D) substrate binding may induce a conformational change in the enzyme, which then brings catalytic groups into proper orientation.
Blood coagulation involves: A) a kinase cascade. B) zymogen activation. C) serine proteases. D) A and B. E) B and C.
E) B and C.
Which of the following statements about allosteric control of enzymatic activity is false? A) Allosteric effectors give rise to sigmoidal V0 vs. [S] kinetic plots. B) Allosteric proteins are generally composed of several subunits. C) An effector may either inhibit or activate an enzyme. D) Binding of the effector changes the conformation of the enzyme molecule. E) Heterotropic allosteric effectors compete with substrate for binding sites.
E) Heterotropic allosteric effectors compete with substrate for binding sites.
To calculate the turnover number of an enzyme, you need to know: A) the enzyme concentration. B) the initial velocity of the catalyzed reaction at [S] >> Km. C) the initial velocity of the catalyzed reaction at low [S]. D) the Km for the substrate. E) both A and B.

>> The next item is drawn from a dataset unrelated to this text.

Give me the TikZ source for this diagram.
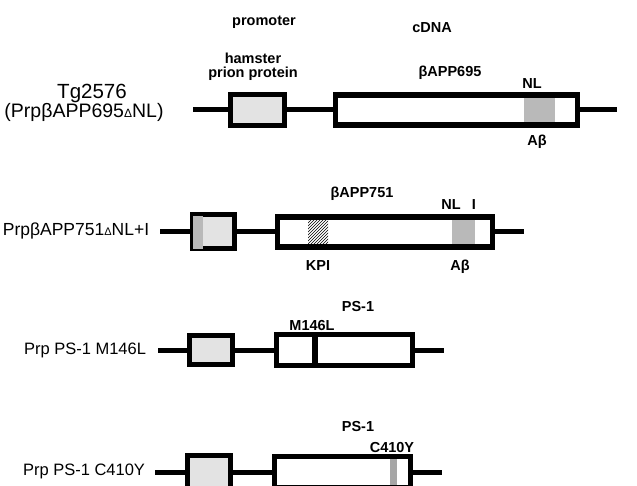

E) both A and B, which are:
Enzymes are potent catalysts because they: A) are consumed in the reactions they catalyze. B) are very specific and can prevent the conversion of products back to substrates. C) drive reactions to completion while other catalysts drive reactions to equilibrium. D) increase the equilibrium constants for the reactions they catalyze. E) lower the activation energy for the reactions they catalyze.
E) lower the activation energy for the reactions they catalyze.
The number of substrate molecules converted to product in a given unit of time by a single enzyme molecule at saturation is referred to as the: A) dissociation constant. B) half-saturation constant. C) maximum velocity. D) Michaelis-Menten number. E) turnover number.
E) turnover number.
Which of the following is true of the binding energy derived from enzyme-substrate interactions? A) It cannot provide enough energy to explain the large rate accelerations brought about by enzymes. B) It is sometimes used to hold two substrates in the optimal orientation for reaction. C) It is the result of covalent bonds formed between enzyme and substrate. D) Most of it is derived from covalent bonds between enzyme and substrate. E) Most of it is used up simply binding the substrate to the enzyme.
The binding energy derived from enzyme-substrate interactions is B) sometimes used to hold two substrates in the optimal orientation for reaction.